What is expected - Repeat the data word for word. Do not include the pictures.

Information shown -
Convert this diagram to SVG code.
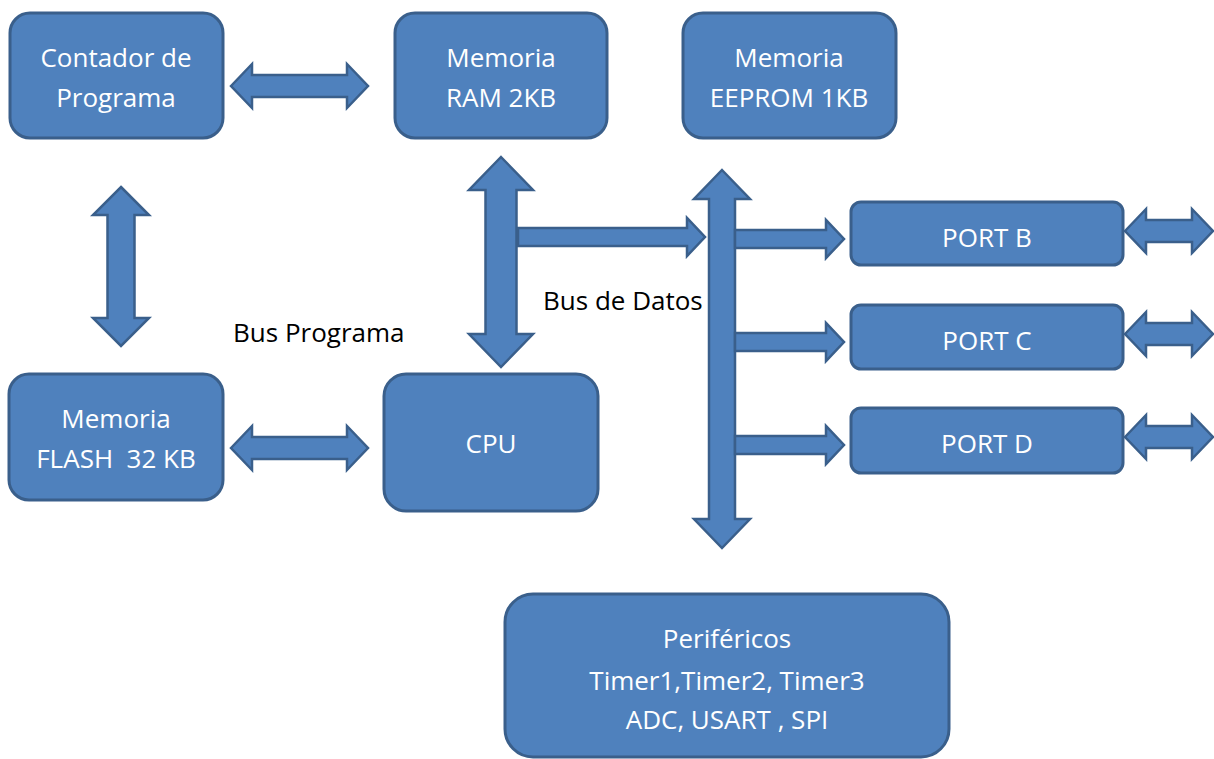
<svg xmlns="http://www.w3.org/2000/svg" width="1214" height="759" viewBox="0 0 1214 759">
<style>
.box{fill:#4F81BD;stroke:#3A5F8B;stroke-width:3}
.arr{fill:#4F81BD;stroke:#3A5F8B;stroke-width:2.5;stroke-linejoin:miter}
.t{font-family:"Open Sans","Liberation Sans",sans-serif;font-size:26px;fill:#FFFFFF;text-anchor:middle}
.lbl{font-family:"Open Sans","Liberation Sans",sans-serif;font-size:26px;fill:#000000}
</style>
<rect width="1214" height="759" fill="#FFFFFF"/>
<g id="connectors">
<path class="arr" d="M231,86 L252,64 L252,75 L347,75 L347,64 L368,86 L347,108 L347,97 L252,97 L252,108 Z"/>
<path class="arr" d="M231,448 L252,426 L252,437 L347,437 L347,426 L368,448 L347,470 L347,459 L252,459 L252,470 Z"/>
<path class="arr" d="M121,187 L149,215 L134.5,215 L134.5,318 L149,318 L121,346 L93,318 L107.5,318 L107.5,215 L93,215 Z"/>
<path class="arr" d="M501,157 L533,190 L516.5,190 L516.5,334 L533,334 L501,367 L469,334 L485.5,334 L485.5,190 L469,190 Z"/>
<path class="arr" d="M518,228 L687,228 L687,218 L705,237 L687,256 L687,246 L518,246 Z"/>
<path class="arr" d="M722,170 L750,199 L735,199 L735,519 L750,519 L722,548 L694,519 L709,519 L709,199 L694,199 Z"/>
<path class="arr" d="M735,230 L826,230 L826,220 L844,239 L826,258 L826,248 L735,248 Z"/>
<path class="arr" d="M735,333 L826,333 L826,323 L844,342 L826,361 L826,351 L735,351 Z"/>
<path class="arr" d="M735,436 L826,436 L826,426 L844,445 L826,464 L826,454 L735,454 Z"/>
<path class="arr" d="M1125,231 L1146,209 L1146,220 L1192,220 L1192,209 L1213,231 L1192,253 L1192,242 L1146,242 L1146,253 Z"/>
<path class="arr" d="M1125,334 L1146,312 L1146,323 L1192,323 L1192,312 L1213,334 L1192,356 L1192,345 L1146,345 L1146,356 Z"/>
<path class="arr" d="M1125,437 L1146,415 L1146,426 L1192,426 L1192,415 L1213,437 L1192,459 L1192,448 L1146,448 L1146,459 Z"/>
</g>
<g id="contador">
<rect class="box" x="10" y="13" width="213" height="125" rx="20"/>
<text class="t" x="116" y="67">Contador de</text>
<text class="t" x="116" y="107">Programa</text>
</g>
<g id="ram">
<rect class="box" x="395" y="13" width="212" height="125" rx="20"/>
<text class="t" x="501" y="67">Memoria</text>
<text class="t" x="501" y="107">RAM 2KB</text>
</g>
<g id="eeprom">
<rect class="box" x="683" y="13" width="213" height="125" rx="20"/>
<text class="t" x="789" y="67">Memoria</text>
<text class="t" x="789" y="107">EEPROM 1KB</text>
</g>
<g id="flash">
<rect class="box" x="9" y="374" width="214" height="126" rx="20"/>
<text class="t" x="116" y="428">Memoria</text>
<text class="t" x="116" y="468" xml:space="preserve">FLASH  32 KB</text>
</g>
<g id="cpu">
<rect class="box" x="384" y="374" width="214" height="137" rx="22"/>
<text class="t" x="491" y="453">CPU</text>
</g>
<g id="portb">
<rect class="box" x="851" y="202" width="272" height="63" rx="10"/>
<text class="t" x="987" y="247">PORT B</text>
</g>
<g id="portc">
<rect class="box" x="851" y="305" width="272" height="64" rx="10"/>
<text class="t" x="987" y="350">PORT C</text>
</g>
<g id="portd">
<rect class="box" x="851" y="408" width="272" height="65" rx="10"/>
<text class="t" x="987" y="453">PORT D</text>
</g>
<g id="perifericos">
<rect class="box" x="505" y="594" width="444" height="163" rx="28"/>
<text class="t" x="727" y="648">Periféricos</text>
<text class="t" x="727" y="690">Timer1,Timer2, Timer3</text>
<text class="t" x="727" y="729">ADC, USART , SPI</text>
</g>
<g id="labels">
<text class="lbl" x="233" y="342">Bus Programa</text>
<text class="lbl" x="543" y="310">Bus de Datos</text>
</g>
</svg>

Answer to this task -
Convert this diagram to SVG code.
<svg xmlns="http://www.w3.org/2000/svg" width="1214" height="759" viewBox="0 0 1214 759">
<style>
.box{fill:#4F81BD;stroke:#3A5F8B;stroke-width:3}
.arr{fill:#4F81BD;stroke:#3A5F8B;stroke-width:2.5;stroke-linejoin:miter}
.t{font-family:"Open Sans","Liberation Sans",sans-serif;font-size:26px;fill:#FFFFFF;text-anchor:middle}
.lbl{font-family:"Open Sans","Liberation Sans",sans-serif;font-size:26px;fill:#000000}
</style>
<rect width="1214" height="759" fill="#FFFFFF"/>
<g id="connectors">
<path class="arr" d="M231,86 L252,64 L252,75 L347,75 L347,64 L368,86 L347,108 L347,97 L252,97 L252,108 Z"/>
<path class="arr" d="M231,448 L252,426 L252,437 L347,437 L347,426 L368,448 L347,470 L347,459 L252,459 L252,470 Z"/>
<path class="arr" d="M121,187 L149,215 L134.5,215 L134.5,318 L149,318 L121,346 L93,318 L107.5,318 L107.5,215 L93,215 Z"/>
<path class="arr" d="M501,157 L533,190 L516.5,190 L516.5,334 L533,334 L501,367 L469,334 L485.5,334 L485.5,190 L469,190 Z"/>
<path class="arr" d="M518,228 L687,228 L687,218 L705,237 L687,256 L687,246 L518,246 Z"/>
<path class="arr" d="M722,170 L750,199 L735,199 L735,519 L750,519 L722,548 L694,519 L709,519 L709,199 L694,199 Z"/>
<path class="arr" d="M735,230 L826,230 L826,220 L844,239 L826,258 L826,248 L735,248 Z"/>
<path class="arr" d="M735,333 L826,333 L826,323 L844,342 L826,361 L826,351 L735,351 Z"/>
<path class="arr" d="M735,436 L826,436 L826,426 L844,445 L826,464 L826,454 L735,454 Z"/>
<path class="arr" d="M1125,231 L1146,209 L1146,220 L1192,220 L1192,209 L1213,231 L1192,253 L1192,242 L1146,242 L1146,253 Z"/>
<path class="arr" d="M1125,334 L1146,312 L1146,323 L1192,323 L1192,312 L1213,334 L1192,356 L1192,345 L1146,345 L1146,356 Z"/>
<path class="arr" d="M1125,437 L1146,415 L1146,426 L1192,426 L1192,415 L1213,437 L1192,459 L1192,448 L1146,448 L1146,459 Z"/>
</g>
<g id="contador">
<rect class="box" x="10" y="13" width="213" height="125" rx="20"/>
<text class="t" x="116" y="67">Contador de</text>
<text class="t" x="116" y="107">Programa</text>
</g>
<g id="ram">
<rect class="box" x="395" y="13" width="212" height="125" rx="20"/>
<text class="t" x="501" y="67">Memoria</text>
<text class="t" x="501" y="107">RAM 2KB</text>
</g>
<g id="eeprom">
<rect class="box" x="683" y="13" width="213" height="125" rx="20"/>
<text class="t" x="789" y="67">Memoria</text>
<text class="t" x="789" y="107">EEPROM 1KB</text>
</g>
<g id="flash">
<rect class="box" x="9" y="374" width="214" height="126" rx="20"/>
<text class="t" x="116" y="428">Memoria</text>
<text class="t" x="116" y="468" xml:space="preserve">FLASH  32 KB</text>
</g>
<g id="cpu">
<rect class="box" x="384" y="374" width="214" height="137" rx="22"/>
<text class="t" x="491" y="453">CPU</text>
</g>
<g id="portb">
<rect class="box" x="851" y="202" width="272" height="63" rx="10"/>
<text class="t" x="987" y="247">PORT B</text>
</g>
<g id="portc">
<rect class="box" x="851" y="305" width="272" height="64" rx="10"/>
<text class="t" x="987" y="350">PORT C</text>
</g>
<g id="portd">
<rect class="box" x="851" y="408" width="272" height="65" rx="10"/>
<text class="t" x="987" y="453">PORT D</text>
</g>
<g id="perifericos">
<rect class="box" x="505" y="594" width="444" height="163" rx="28"/>
<text class="t" x="727" y="648">Periféricos</text>
<text class="t" x="727" y="690">Timer1,Timer2, Timer3</text>
<text class="t" x="727" y="729">ADC, USART , SPI</text>
</g>
<g id="labels">
<text class="lbl" x="233" y="342">Bus Programa</text>
<text class="lbl" x="543" y="310">Bus de Datos</text>
</g>
</svg>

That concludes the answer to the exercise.